Superior Court Judge Bethany Harbison implicitly acknowledged that evidence of uncharged drug sales could pose a danger of unfair prejudice to Snowden. The judge instructed the prosecutor not to elicit any additional testimony about Snowden's prior drug sales. But the judge did not strike Reyes's testimony that she knew Snowden to have sold cocaine to other Show Boat employees.
Following this ruling, the judge asked Snowden's attorney if he had any other requests. The defense attorney replied that he would decide after the next break in the trial whether to request a curative instruction.
During the defense cross-examination of Reyes, Snowden's attorney focused on Reyes's credibility as an informant. Then, on redirect, the prosecutor seemingly ignored the judge's admonition to avoid further mention of Snowden's prior drug sales. The prosecutor asked Reyes about the same topic that had earlier drawn the defense attorney's objection: why she told the police that she could buy drugs from "D." Reyes responded, "Because that's what I witnessed at the club I was working at ... ."
The defense counsel objected once again and, outside the presence of the jury, moved for a mistrial on the ground that the jury should not have heard any evidence of Snowden's prior uncharged drug sales. Judge Harbison ruled that "the State has a right to explain why they've chosen this person," and so she denied the request for a mistrial.
When the prosecutor resumed his redirect examination, he asked Reyes if she would have approached Snowden if she didn't think that he would sell her drugs. Reyes responded that she would not have done so, and that she did not know anybody else she could have asked.
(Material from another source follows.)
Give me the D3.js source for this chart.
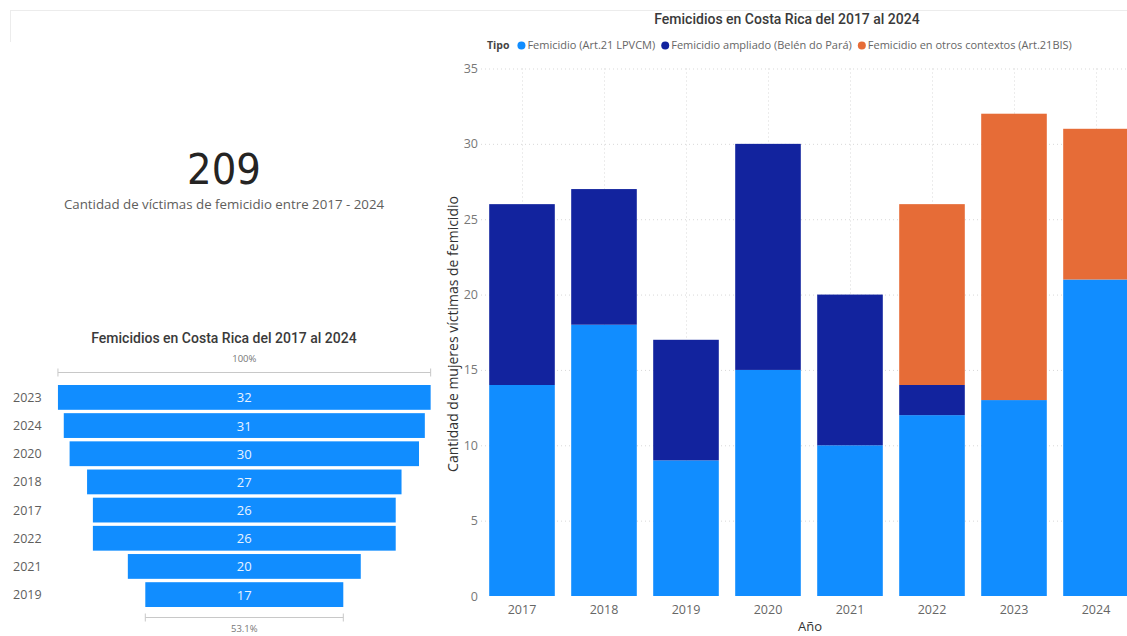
<!DOCTYPE html>
<html>
<head>
<meta charset="utf-8">
<script src="https://cdn.jsdelivr.net/npm/d3@7"></script>
<style>
  body { margin: 0; background: #fff; }
  svg { display: block; font-family: "Open Sans", "Noto Sans", sans-serif; }
  .grid line { stroke: #d9d9d9; stroke-dasharray: 1 3; }
  .axis path, .axis line { display: none; }
</style>
</head>
<body>
<div id="chart-area"></div>
<script>
// Datos
var anios = ["2017", "2018", "2019", "2020", "2021", "2022", "2023", "2024"];
var femicidioArt21 = [14, 18, 9, 15, 10, 12, 13, 21];
var femicidioAmpliado = [12, 9, 8, 15, 10, 2, 0, 0];
var femicidioOtros = [0, 0, 0, 0, 0, 12, 19, 10];
var tipos = ["Femicidio (Art.21 LPVCM)", "Femicidio ampliado (Belén do Pará)", "Femicidio en otros contextos (Art.21BIS)"];
var colores = ["#118DFF", "#12239E", "#E66C37"];
var yTicks = [0, 5, 10, 15, 20, 25, 30, 35];
var totalVictimas = 209;

var W = 1127, H = 636;

var svg = d3.select("#chart-area")
    .append("svg")
        .attr("width", W)
        .attr("height", H);

// Marco superior (contenedor del reporte)
svg.append("line").attr("x1", 10).attr("x2", W).attr("y1", 10.5).attr("y2", 10.5)
    .attr("stroke", "#ececec");
svg.append("line").attr("x1", 10.5).attr("x2", 10.5).attr("y1", 10).attr("y2", 42)
    .attr("stroke", "#ececec");

// ---------------- Tarjeta KPI ----------------
svg.append("text")
    .attr("x", 224).attr("y", 184)
    .attr("text-anchor", "middle")
    .attr("font-family", "'DejaVu Sans Condensed', 'Roboto', sans-serif")
    .attr("font-size", "43px")
    .attr("fill", "#252423")
    .text(d3.format(",")(totalVictimas));

svg.append("text")
    .attr("x", 224).attr("y", 209)
    .attr("text-anchor", "middle")
    .attr("font-size", "13.3px")
    .attr("fill", "#605E5C")
    .text("Cantidad de víctimas de femicidio entre 2017 - 2024");

// ---------------- Grafico apilado ----------------
var plot = { left: 481, right: 1137, top: 68.5, bottom: 596 };

var datos = anios.map(function(a, i) {
    return { anio: a, art21: femicidioArt21[i], ampliado: femicidioAmpliado[i], otros: femicidioOtros[i] };
});
var claves = ["art21", "ampliado", "otros"];
var series = d3.stack().keys(claves)(datos);

var x = d3.scaleBand()
    .domain(anios)
    .range([plot.left, plot.right])
    .paddingInner(0.2)
    .paddingOuter(0.1);

var y = d3.scaleLinear()
    .domain([0, 35])
    .range([plot.bottom, plot.top]);

// Gridlines
var grid = svg.append("g").attr("class", "grid");
grid.selectAll(".h").data(yTicks.slice(1)).enter().append("line")
    .attr("x1", plot.left).attr("x2", plot.right)
    .attr("y1", d => y(d) + 0.5).attr("y2", d => y(d) + 0.5);
grid.selectAll(".v").data(anios).enter().append("line")
    .attr("x1", d => Math.round(x(d) + x.bandwidth() / 2) + 0.5)
    .attr("x2", d => Math.round(x(d) + x.bandwidth() / 2) + 0.5)
    .attr("y1", plot.top).attr("y2", plot.bottom);

// Barras
svg.append("g").selectAll("g")
    .data(series)
    .enter().append("g")
        .attr("fill", (d, i) => colores[i])
    .selectAll("rect")
    .data(d => d)
    .enter().append("rect")
        .attr("x", d => x(d.data.anio))
        .attr("y", d => y(d[1]))
        .attr("width", x.bandwidth())
        .attr("height", d => y(d[0]) - y(d[1]));

// Ejes
var yAxis = svg.append("g")
    .attr("class", "axis")
    .attr("transform", "translate(" + (plot.left) + ",0)")
    .call(d3.axisLeft(y).tickValues(yTicks).tickSize(0).tickPadding(3));
yAxis.selectAll("text")
    .attr("font-size", "12.5px")
    .attr("font-family", "'Open Sans', sans-serif")
    .attr("fill", "#777");

var xAxis = svg.append("g")
    .attr("class", "axis")
    .attr("transform", "translate(0," + plot.bottom + ")")
    .call(d3.axisBottom(x).tickSize(0).tickPadding(9));
xAxis.selectAll("text")
    .attr("font-size", "12.5px")
    .attr("font-family", "'Open Sans', sans-serif")
    .attr("fill", "#666");

// Etiquetas de ejes
svg.append("text")
    .attr("x", (plot.left + plot.right) / 2 + 1)
    .attr("y", 631)
    .attr("text-anchor", "middle")
    .attr("font-size", "13px")
    .attr("fill", "#333")
    .text("Año");

svg.append("text")
    .attr("transform", "translate(458," + 334 + ") rotate(-90)")
    .attr("text-anchor", "middle")
    .attr("font-size", "14px")
    .attr("fill", "#333")
    .text("Cantidad de mujeres víctimas de femicidio");

// Titulo
svg.append("text")
    .attr("x", 787).attr("y", 24)
    .attr("text-anchor", "middle")
    .attr("font-family", "'Roboto', sans-serif")
    .attr("font-weight", 500)
    .attr("font-size", "14px")
    .attr("fill", "#3a3a3a")
    .text("Femicidios en Costa Rica del 2017 al 2024");

// Leyenda
var leyenda = svg.append("g").attr("transform", "translate(487,49)");
var lx = 0;
var tipoTxt = leyenda.append("text")
    .attr("x", lx).attr("y", 0)
    .attr("font-size", "10.5px")
    .attr("font-weight", 700)
    .attr("fill", "#444")
    .text("Tipo");
lx += tipoTxt.node().getComputedTextLength() + 8;
tipos.forEach(function(t, i) {
    leyenda.append("circle")
        .attr("cx", lx + 4).attr("cy", -3.5).attr("r", 4)
        .attr("fill", colores[i]);
    var tt = leyenda.append("text")
        .attr("x", lx + 10).attr("y", 0)
        .attr("font-size", "11px")
        .attr("fill", "#666")
        .text(t);
    lx += 10 + tt.node().getComputedTextLength() + 6;
});

// ---------------- Embudo ----------------
var totales = anios.map((a, i) => ({ anio: a, total: femicidioArt21[i] + femicidioAmpliado[i] + femicidioOtros[i] }));
var ordenados = totales.slice().sort((a, b) => b.total - a.total);
var maxTotal = ordenados[0].total;
var minTotal = ordenados[ordenados.length - 1].total;

var fCentro = 244.3;
var fw = d3.scaleLinear().domain([0, maxTotal]).range([0, 372.7]);
var fy = d3.scaleBand()
    .domain(ordenados.map(d => d.anio))
    .range([385, 607])
    .paddingInner(0.12)
    .paddingOuter(0);

svg.append("text")
    .attr("x", 224).attr("y", 343)
    .attr("text-anchor", "middle")
    .attr("font-family", "'Roboto', sans-serif")
    .attr("font-weight", 500)
    .attr("font-size", "14px")
    .attr("fill", "#3a3a3a")
    .text("Femicidios en Costa Rica del 2017 al 2024");

function regla(ancho, yl) {
    var g = svg.append("g").attr("stroke", "#c8c8c8");
    g.append("line").attr("x1", fCentro - ancho / 2).attr("x2", fCentro + ancho / 2)
        .attr("y1", yl).attr("y2", yl);
    g.append("line").attr("x1", fCentro - ancho / 2).attr("x2", fCentro - ancho / 2)
        .attr("y1", yl - 4).attr("y2", yl + 4);
    g.append("line").attr("x1", fCentro + ancho / 2).attr("x2", fCentro + ancho / 2)
        .attr("y1", yl - 4).attr("y2", yl + 4);
}
regla(fw(maxTotal), 372.5);
regla(fw(minTotal), 617.5);

svg.append("text")
    .attr("x", fCentro).attr("y", 362)
    .attr("text-anchor", "middle")
    .attr("font-size", "9.5px")
    .attr("fill", "#777")
    .text("100%");
svg.append("text")
    .attr("x", fCentro).attr("y", 632)
    .attr("text-anchor", "middle")
    .attr("font-size", "9.5px")
    .attr("fill", "#777")
    .text(d3.format(".1%")(minTotal / maxTotal));

var filas = svg.append("g").selectAll("g")
    .data(ordenados)
    .enter().append("g");

filas.append("rect")
    .attr("x", d => fCentro - fw(d.total) / 2)
    .attr("y", d => fy(d.anio))
    .attr("width", d => fw(d.total))
    .attr("height", fy.bandwidth())
    .attr("fill", "#118DFF");

filas.append("text")
    .attr("x", fCentro)
    .attr("y", d => fy(d.anio) + fy.bandwidth() / 2 + 5)
    .attr("text-anchor", "middle")
    .attr("font-size", "13px")
    .attr("fill", "#e8f3ff")
    .text(d => d.total);

filas.append("text")
    .attr("x", 13)
    .attr("y", d => fy(d.anio) + fy.bandwidth() / 2 + 4.5)
    .attr("font-size", "12.5px")
    .attr("fill", "#605E5C")
    .text(d => d.anio);
</script>
</body>
</html>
The jury convicted Snowden on both counts of misconduct involving controlled substances in the third degree.
The superior court did not abuse its discretion when it denied Snowden's motion for a mistrial
When the defense attorney, in his opening statement to the jury, claimed that Snowden had not in fact sold cocaine to Reyes, he effectively accused Reyes of perpetrating a fraud on an innocent man in order to avoid prison herself. The attorney's implication was that Reyes had employed some pretext to arrange a meeting with Snowden, and had then invited him into her car and pretended to buy cocaine from him — cocaine that she had obtained elsewhere and had then secreted on her person or in her car without detection by the troopers during their pre-buy searches.
Once Snowden's attorney suggested that Snowden had been set up, the prosecutor was entitled to confront this claim by introducing evidence that Reyes had reason to know that Snowden would sell cocaine to her (because she had witnessed his prior cocaine sales to other Show Boat employees). As Judge Harbison concluded, Reyes's testimony on this point was relevant for a case specific, non-propensity purpose. It was therefore not precluded by Alaska Evidence Rule 404(b)(1).
Of course, even when evidence of prior bad acts is not precluded by Evidence Rule 404(b), a trial judge must still analyze this evidence under Alaska Evidence Rule 403, weighing the probative value of the evidence against its potential for unfair prejudice. Here, the judge acknowledged the potential prejudice of Reyes's testimony, but she concluded that this potential prejudice did not outweigh the probative value of the evidence.
See, e.g., Bingaman v. State, 76 P.3d 398, 416 (Alaska App. 2003).
Under these circumstances, Snowden has not demonstrated that the judge's ruling was an abuse of discretion. Accordingly, the judge properly denied Snowden's mistrial motion.
See, e.g., Olson v. State, 390 P.3d 1188, 1191 (Alaska App. 2017). --------
Conclusion
We AFFIRM the judgment of the superior court.